Congratulations on your new position as Executive Chairman of Seagate Corporation for the period of October 1, 2017 through September 30, 2018. The Board of Directors is also pleased to present you with the following FY18 compensation package which combines your role as CEO and Executive Chairman until the end of FY18.

BASE SALARY

Your current annualized base salary of $1,200,056 will remain unchanged until October 1, 2017 when you assume the role of Executive Chairman, at which time, your annualized base salary will be $750,000. Your estimated combined FY18 salary will be $862,514.

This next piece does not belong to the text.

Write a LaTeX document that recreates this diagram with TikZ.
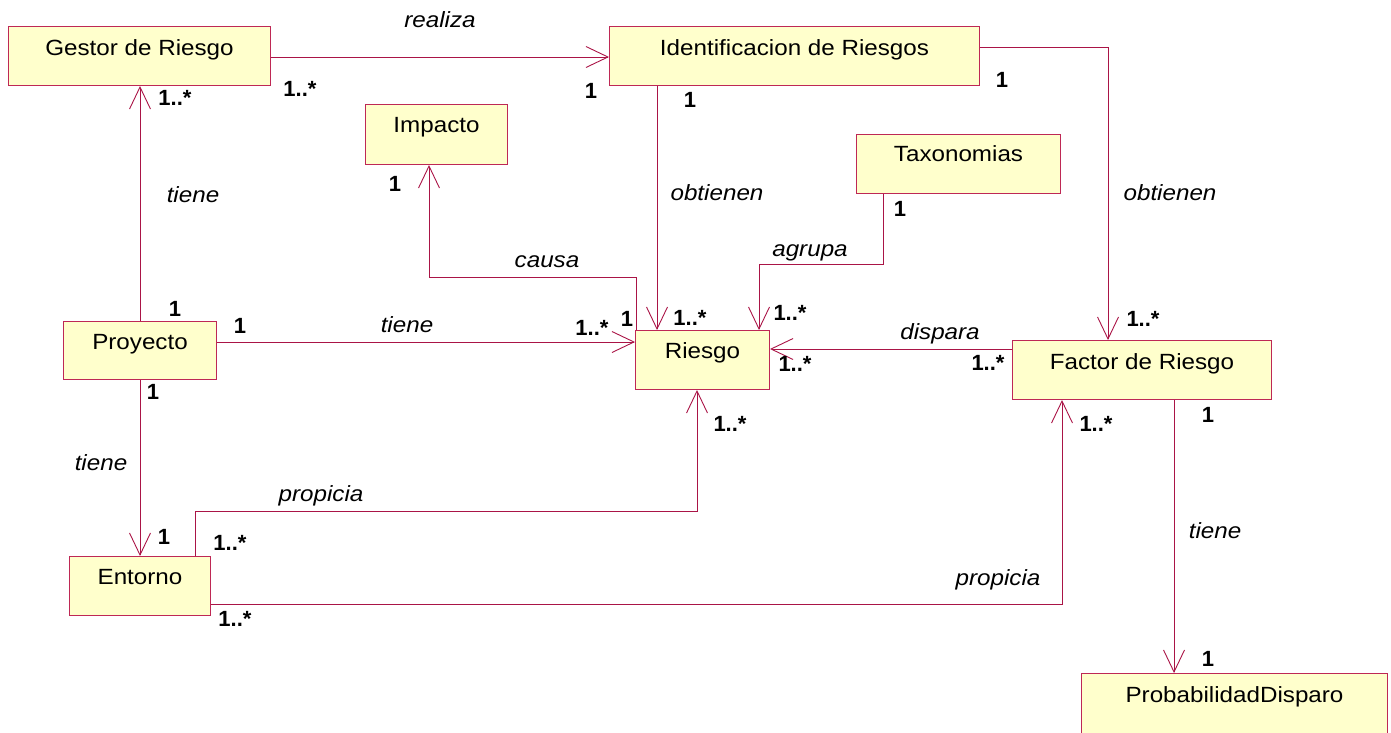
\documentclass[tikz,border=0pt]{standalone}
\usepackage{fontspec}
\setmainfont[FakeStretch=1.1]{Liberation Sans}
\newfontfamily\multfont{Liberation Sans}
\usetikzlibrary{arrows.meta,calc}

\definecolor{boxfill}{RGB}{255,255,204}
\definecolor{boxline}{RGB}{190,40,85}
\definecolor{linkline}{RGB}{170,20,70}

\begin{document}
\begin{tikzpicture}[x=1pt,y=-1pt,
  cls/.style={draw=boxline, fill=boxfill, line width=1pt, anchor=north west,
    inner xsep=0pt, inner ysep=0pt, text height=29pt, text depth=30pt,
    font=\fontsize{22}{26}\selectfont},
  link/.style={draw=linkline, line width=0.9pt,
    -{Straight Barb[length=22pt,width=21pt,line width=0.9pt]}},
  plainlink/.style={draw=linkline, line width=0.9pt},
  role/.style={inner sep=0pt, text height=15pt, text depth=0pt,
    font=\fontsize{22}{26}\selectfont\itshape},
  mult/.style={inner sep=0pt, text height=16pt, text depth=0pt,
    font=\multfont\fontsize{22}{26}\selectfont\bfseries},
]
\useasboundingbox (0,0) rectangle (1391,732);

% classes
\node[cls, minimum width=262pt] (gestor)   at (8,26)    {Gestor de Riesgo};
\node[cls, minimum width=370pt] (ident)    at (609,26)  {Identificacion de Riesgos};
\node[cls, minimum width=142pt, text height=28pt, text depth=32pt] (impacto) at (365,104) {Impacto};
\node[cls, minimum width=204pt, text height=27pt, text depth=32pt] (taxo) at (856,134) {Taxonomias};
\node[cls, minimum width=153pt, text height=28pt, text depth=30pt] (proyecto) at (63,321) {Proyecto};
\node[cls, minimum width=134pt, text height=28pt, text depth=31pt] (riesgo) at (635,330) {Riesgo};
\node[cls, minimum width=259pt] (factor)   at (1012,340) {Factor de Riesgo};
\node[cls, minimum width=141pt, text height=28pt, text depth=31pt] (entorno) at (69,556) {Entorno};
\node[cls, minimum width=306pt, text height=29pt, text depth=45pt] (prob) at (1081,673) {ProbabilidadDisparo};

% associations
\draw[link] ($(gestor.north east)+(0,31)$) -- ($(ident.north west)+(0,31)$);
\draw[link] ($(proyecto.north west)+(77,0)$) -- ($(gestor.south west)+(132,0)$);
\draw[link] ($(proyecto.south west)+(77,0)$) -- ($(entorno.north west)+(71,0)$);
\draw[link] ($(proyecto.north east)+(0,21)$) -- ($(riesgo.north west)+(0,12)$);
\draw[link] ($(ident.south west)+(48,0)$) -- ($(riesgo.north west)+(22,0)$);
\draw[link] ($(ident.north east)+(0,21)$) -| ($(factor.north west)+(96,0)$);
\draw[link] ($(riesgo.north west)+(1,0)$) -- ++(0,-53) -| ($(impacto.south west)+(64,0)$);
\draw[link] ($(taxo.south west)+(27,0)$) -- ++(0,70) -| ($(riesgo.north west)+(124,0)$);
\draw[link] ($(factor.north west)+(0,9)$) -- ($(riesgo.north east)+(0,19)$);
\draw[link] ($(entorno.north west)+(126,0)$) -- ++(0,-45) -| ($(riesgo.south west)+(62,0)$);
\draw[link] ($(entorno.south east)+(0,-12)$) -| ($(factor.south west)+(50,0)$);
\draw[link] ($(factor.south west)+(162,0)$) -- ($(prob.north west)+(93,0)$);

% role names
\node[role] (rRealiza)  at (440,20)  {realiza};
\node[role] (rTieneGP)  at (193,195) {tiene};
\node[role] (rTienePE)  at (101,463) {tiene};
\node[role] (rTienePR)  at (407,325) {tiene};
\node[role] (rObtR)     at (717,193) {obtienen};
\node[role] (rObtF)     at (1170,193) {obtienen};
\node[role] (rCausa)    at (547,260) {causa};
\node[role] (rAgrupa)   at (810,249) {agrupa};
\node[role] (rDispara)  at (940,332) {dispara};
\node[role] (rPropR)    at (321,494) {propicia};
\node[role] (rPropF)    at (998,578) {propicia};
\node[role] (rTieneFP)  at (1215,531) {tiene};

% multiplicities
\node[mult] (m1)  at (300,88)  {1..*};
\node[mult] (m2)  at (591,90)  {1};
\node[mult] (m3)  at (175,97)  {1..*};
\node[mult] (m4)  at (690,99)  {1};
\node[mult] (m5)  at (1002,79) {1};
\node[mult] (m6)  at (395,183) {1};
\node[mult] (m7)  at (900,208) {1};
\node[mult] (m8)  at (175,308) {1};
\node[mult] (m9)  at (240,325) {1};
\node[mult] (m10) at (592,327) {1..*};
\node[mult] (m11) at (627,318) {1};
\node[mult] (m12) at (690,317) {1..*};
\node[mult] (m13) at (790,312) {1..*};
\node[mult] (m14) at (1143,318) {1..*};
\node[mult] (m15) at (795,363) {1..*};
\node[mult] (m16) at (988,362) {1..*};
\node[mult] (m17) at (153,391) {1};
\node[mult] (m18) at (730,423) {1..*};
\node[mult] (m19) at (1096,423) {1..*};
\node[mult] (m20) at (1208,414) {1};
\node[mult] (m21) at (164,536) {1};
\node[mult] (m22) at (230,542) {1..*};
\node[mult] (m23) at (235,618) {1..*};
\node[mult] (m24) at (1208,658) {1};
\end{tikzpicture}
\end{document}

EXECUTIVE OFFICER BONUS PLAN

Your current target bonus of 150% of base pay will remain unchanged until October 1, 2017, when you assume the role of Executive Chairman, at which time your target bonus will be reduced to 100% of your base pay. Your combined estimated FY18 bonus opportunity will be $1,012,521.

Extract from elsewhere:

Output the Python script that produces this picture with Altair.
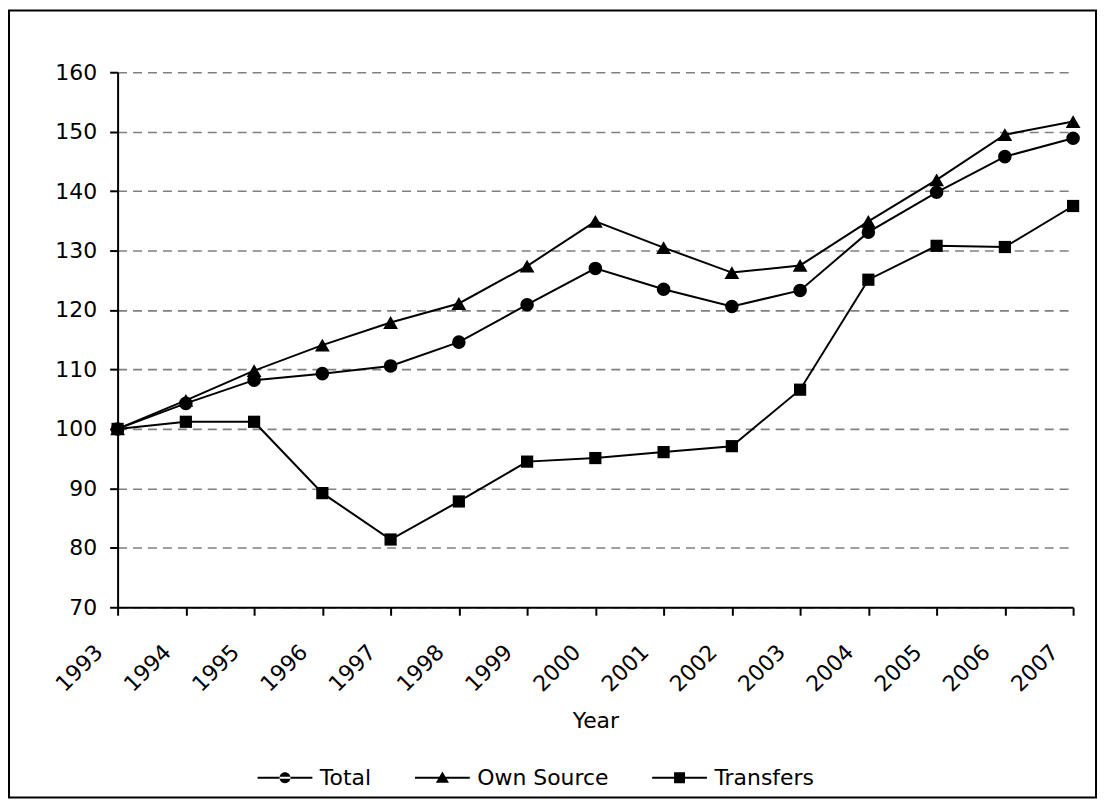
import altair as alt
import pandas as pd

years = [str(y) for y in range(1993, 2008)]
total = [100, 104.3, 108.2, 109.3, 110.6, 114.6, 120.9, 127.0, 123.5, 120.6, 123.3, 133.1, 139.8, 145.8, 148.9]
own_source = [100, 104.8, 109.8, 114.1, 117.9, 121.1, 127.4, 134.9, 130.5, 126.3, 127.5, 134.9, 141.9, 149.5, 151.7]
transfers = [100, 101.2, 101.2, 89.2, 81.4, 87.8, 94.5, 95.1, 96.1, 97.1, 106.6, 125.1, 130.8, 130.6, 137.5]
series_names = ["Total", "Own Source", "Transfers"]
y_ticks = [70, 80, 90, 100, 110, 120, 130, 140, 150, 160]

rows = []
for name, vals in zip(series_names, [total, own_source, transfers]):
    for yr, v in zip(years, vals):
        rows.append({"Year": yr, "Series": name, "Marker": name, "Value": v})
df = pd.DataFrame(rows)

W, H = 959, 537
FONT = "DejaVu Sans"

x_enc = alt.X(
    "Year:O",
    sort=years,
    scale=alt.Scale(type="point", padding=0),
    axis=alt.Axis(
        title="Year",
        titleFont=FONT, titleFontSize=22, titleFontWeight="normal", titleColor="black",
        titleY=121, titleBaseline="alphabetic",
        labelFont=FONT, labelFontSize=22, labelColor="black",
        labelAngle=315, labelAlign="right", labelBaseline="middle",
        labelPadding=33, labelOffset=-19, labelOverlap=False, labelBound=False,
        tickSize=8, tickWidth=2, tickColor="black",
        domainColor="black", domainWidth=2, grid=False,
    ),
)
y_enc = alt.Y(
    "Value:Q",
    scale=alt.Scale(domain=[70, 160], nice=False, zero=False),
    axis=alt.Axis(
        title=None, values=y_ticks,
        labelFont=FONT, labelFontSize=22, labelColor="black", labelPadding=13,
        tickSize=8, tickWidth=2, tickColor="black",
        domainColor="black", domainWidth=2,
        grid=True, gridColor="#808080", gridDash=[9, 6], gridWidth=1.6,
    ),
)

base = alt.Chart(df)

lines = base.mark_line(color="black", strokeWidth=2).encode(
    x=x_enc, y=y_enc, detail="Series:N"
)

# legend symbols: a short horizontal bar (the line) plus the marker, fill only
bar = "M-5,-0.18H5V0.18H-5Z"
p_circle = bar + "M-1,0A1,1,0,1,0,1,0A1,1,0,1,0,-1,0Z"
p_tri = bar + "M0,-1.1L1.2,0.95L-1.2,0.95Z"
p_sq = bar + "M-1,-1H1V1H-1Z"
shape_signal = (
    f"datum.value === 'Total' ? '{p_circle}' : "
    f"(datum.value === 'Own Source' ? '{p_tri}' : '{p_sq}')"
)

# marker scales use the data-derived (alphabetical) domain: Own Source, Total, Transfers
points = base.mark_point(filled=True, opacity=1).encode(
    x=x_enc, y=y_enc,
    size=alt.Size("Marker:N", scale=alt.Scale(range=[220, 150, 140]), legend=None),
    shape=alt.Shape(
        "Marker:N",
        scale=alt.Scale(range=["triangle-up", "circle", "square"]),
        legend=None,
    ),
    color=alt.Color(
        "Series:N",
        scale=alt.Scale(domain=series_names, range=["black", "black", "black"]),
        legend=alt.Legend(
            title=None, orient="none", legendX=135, legendY=697,
            direction="horizontal", columns=3, padding=0,
            symbolType={"expr": shape_signal},
            symbolSize=121, symbolOffset=22, symbolOpacity=1,
            symbolFillColor="black", symbolStrokeWidth=0,
            labelFont=FONT, labelFontSize=22, labelColor="black", labelOffset=24,
            columnPadding=38,
        ),
    ),
)

border = alt.Chart(pd.DataFrame({"b": [0]})).mark_rect(
    fillOpacity=0, stroke="black", strokeWidth=2
).encode(
    x=alt.value(-109), x2=alt.value(982), y=alt.value(-62), y2=alt.value(728)
)

chart = alt.layer(border, lines, points).properties(
    width=W, height=H,
    padding={"left": 110, "top": 63, "right": 30, "bottom": 200},
    autosize=alt.AutoSizeParams(type="none"),
    background="white",
).configure_view(stroke=None)

chart.save("out.html", embed_options={"renderer": "svg", "actions": False})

TOTAL ESTIMATED COMBINED TARGET CASH COMPENSATION FY18: $1,875,035

LONG-TERM INCENTIVES

FY18 Target Equity Value: $6,500,000; 100% Restricted Stock Units with three year annual vesting

TOTAL ESTIMATED COMBINED TARGET CASH AND EQUITY COMPENSATION FY18: $8,375,035

Once in the role of Executive Chairman from October 1, 2017 through September 30, 2018 you will no longer be eligible for severance benefits under the terms of Seagate’s Executive Severance and Change in Control Plan (the “Plan”). Your eligibility for severance benefits as Executive Chairman, if you are terminated without Cause (as defined in the Plan) or if the Board decides not to continue your role as Executive Chairman, will instead be in accordance with the terms below and contingent upon execution of a separation and release agreement:

 

   

You will have up to 12 months continued employment in an advisory role to the CEO and Board of Directors. In this advisory role you will have the below-described compensation and benefits.

 

   

You will have an office and administrative support if you so choose.

 

   

Your annual base pay rate will be $250,000

 

   

You will not be eligible for Seagate’s variable pay.

 

   

As an employee you will continue equity vesting as per the terms of your equity agreement but will be ineligible for any grant of new equity.

 

   

You will continue to be eligible for Seagate employee health and welfare benefits.

You will be ineligible for severance benefits if you voluntarily terminate your employment either during your tenure as Executive Chairman or after having started the above-described advisory role.

 

/s/ Ed Zander    7/25/17   

 

  

 

Ed Zander         
Compensation Committee Chair of the Board of Directors      

I acknowledge and agree to the terms above.